## [Data provided]
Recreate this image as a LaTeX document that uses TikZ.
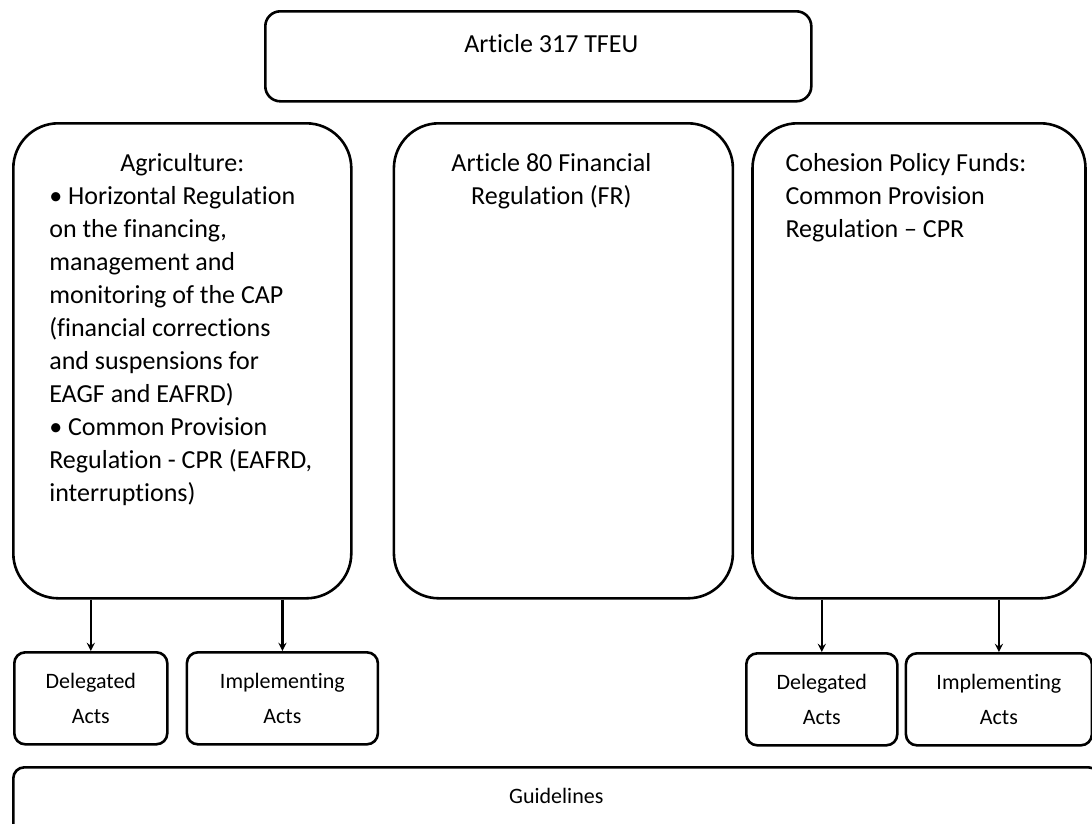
\documentclass[tikz,border=0pt]{standalone}
\usepackage{fontspec}
\setmainfont{Carlito}[Ligatures={NoCommon}]
\usetikzlibrary{shapes,arrows,positioning}

\begin{document}
\begin{tikzpicture}[
    x=1pt, y=-1pt,
    node distance=17pt,
    bigbox/.style={rectangle, draw=black, line width=2.6pt, rounded corners=45pt, anchor=north west,
                   inner ysep=30pt, font=\fontsize{26}{33}\selectfont},
    actbox/.style={rectangle, draw=black, line width=2.6pt, rounded corners=11pt, align=center,
                   minimum height=92pt, inner sep=0pt, font=\fontsize{22}{35}\selectfont},
    arrow/.style={->, >=stealth, line width=2.6pt}
]
    \useasboundingbox (0,0) rectangle (1092,823);

    \node[rectangle, draw=black, line width=2.6pt, rounded corners=15pt, anchor=north west,
          minimum width=546pt, inner ysep=0pt, text height=41pt, text depth=49pt,
          font=\fontsize{26}{33}\selectfont] (tfeu) at (264,10) {\hspace*{26pt}Article 317 TFEU};

    \node[bigbox, inner xsep=36pt] (agri) at (12,122) {\parbox[t][415pt][t]{266pt}{%
        {\centering Agriculture:\par}\raggedright
        • Horizontal Regulation\\ on the financing,\\ management and\\ monitoring of the CAP\\
        (financial corrections\\ and suspensions for\\ EAGF and EAFRD)\\
        • Common Provision\\ Regulation - CPR (EAFRD,\\ interruptions)}};
    \node[bigbox, inner xsep=33pt, right=40pt of agri.north east, anchor=north west] (finreg) {\parbox[t][415pt][t]{273pt}{%
        \centering\rightskip=24pt plus 1fil Article 80 Financial\\ Regulation (FR)}};
    \node[bigbox, inner xsep=33pt, right=17pt of finreg.north east, anchor=north west] (cohesion) {\parbox[t][415pt][t]{267pt}{%
        \raggedright Cohesion Policy Funds:\\ Common Provision\\ Regulation – CPR}};

    % acts below agriculture and cohesion
    \node[actbox, minimum width=153pt, anchor=north west] (delegL) at (13,651) {Delegated\\Acts};
    \node[actbox, minimum width=191pt, right=of delegL] (implL) {Implementing\\Acts};
    \node[actbox, minimum width=151pt, anchor=north west] (delegR) at (745,652) {Delegated\\Acts};
    \node[actbox, minimum width=186pt, right=6pt of delegR] (implR) {Implementing\\Acts};

    \node[rectangle, draw=black, line width=2.6pt, rounded corners=11pt, anchor=north west,
          minimum width=1086pt, inner ysep=0pt, text height=36pt, text depth=44pt,
          font=\fontsize{22}{24}\selectfont] (guide) at (12,766) {Guidelines};

    \draw[arrow] (agri.south -| delegL.north) -- (delegL.north);
    \draw[arrow] (agri.south -| implL.north) -- (implL.north);
    \draw[arrow] (cohesion.south -| delegR.north) -- (delegR.north);
    \draw[arrow] (cohesion.south -| implR.north) -- (implR.north);
\end{tikzpicture}
\end{document}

## [The exercise]
Retype everything in the material word for word, minus pictures.

## [Finished task]
Recreate this image as a LaTeX document that uses TikZ.
\documentclass[tikz,border=0pt]{standalone}
\usepackage{fontspec}
\setmainfont{Carlito}[Ligatures={NoCommon}]
\usetikzlibrary{shapes,arrows,positioning}

\begin{document}
\begin{tikzpicture}[
    x=1pt, y=-1pt,
    node distance=17pt,
    bigbox/.style={rectangle, draw=black, line width=2.6pt, rounded corners=45pt, anchor=north west,
                   inner ysep=30pt, font=\fontsize{26}{33}\selectfont},
    actbox/.style={rectangle, draw=black, line width=2.6pt, rounded corners=11pt, align=center,
                   minimum height=92pt, inner sep=0pt, font=\fontsize{22}{35}\selectfont},
    arrow/.style={->, >=stealth, line width=2.6pt}
]
    \useasboundingbox (0,0) rectangle (1092,823);

    \node[rectangle, draw=black, line width=2.6pt, rounded corners=15pt, anchor=north west,
          minimum width=546pt, inner ysep=0pt, text height=41pt, text depth=49pt,
          font=\fontsize{26}{33}\selectfont] (tfeu) at (264,10) {\hspace*{26pt}Article 317 TFEU};

    \node[bigbox, inner xsep=36pt] (agri) at (12,122) {\parbox[t][415pt][t]{266pt}{%
        {\centering Agriculture:\par}\raggedright
        • Horizontal Regulation\\ on the financing,\\ management and\\ monitoring of the CAP\\
        (financial corrections\\ and suspensions for\\ EAGF and EAFRD)\\
        • Common Provision\\ Regulation - CPR (EAFRD,\\ interruptions)}};
    \node[bigbox, inner xsep=33pt, right=40pt of agri.north east, anchor=north west] (finreg) {\parbox[t][415pt][t]{273pt}{%
        \centering\rightskip=24pt plus 1fil Article 80 Financial\\ Regulation (FR)}};
    \node[bigbox, inner xsep=33pt, right=17pt of finreg.north east, anchor=north west] (cohesion) {\parbox[t][415pt][t]{267pt}{%
        \raggedright Cohesion Policy Funds:\\ Common Provision\\ Regulation – CPR}};

    % acts below agriculture and cohesion
    \node[actbox, minimum width=153pt, anchor=north west] (delegL) at (13,651) {Delegated\\Acts};
    \node[actbox, minimum width=191pt, right=of delegL] (implL) {Implementing\\Acts};
    \node[actbox, minimum width=151pt, anchor=north west] (delegR) at (745,652) {Delegated\\Acts};
    \node[actbox, minimum width=186pt, right=6pt of delegR] (implR) {Implementing\\Acts};

    \node[rectangle, draw=black, line width=2.6pt, rounded corners=11pt, anchor=north west,
          minimum width=1086pt, inner ysep=0pt, text height=36pt, text depth=44pt,
          font=\fontsize{22}{24}\selectfont] (guide) at (12,766) {Guidelines};

    \draw[arrow] (agri.south -| delegL.north) -- (delegL.north);
    \draw[arrow] (agri.south -| implL.north) -- (implL.north);
    \draw[arrow] (cohesion.south -| delegR.north) -- (delegR.north);
    \draw[arrow] (cohesion.south -| implR.north) -- (implR.north);
\end{tikzpicture}
\end{document}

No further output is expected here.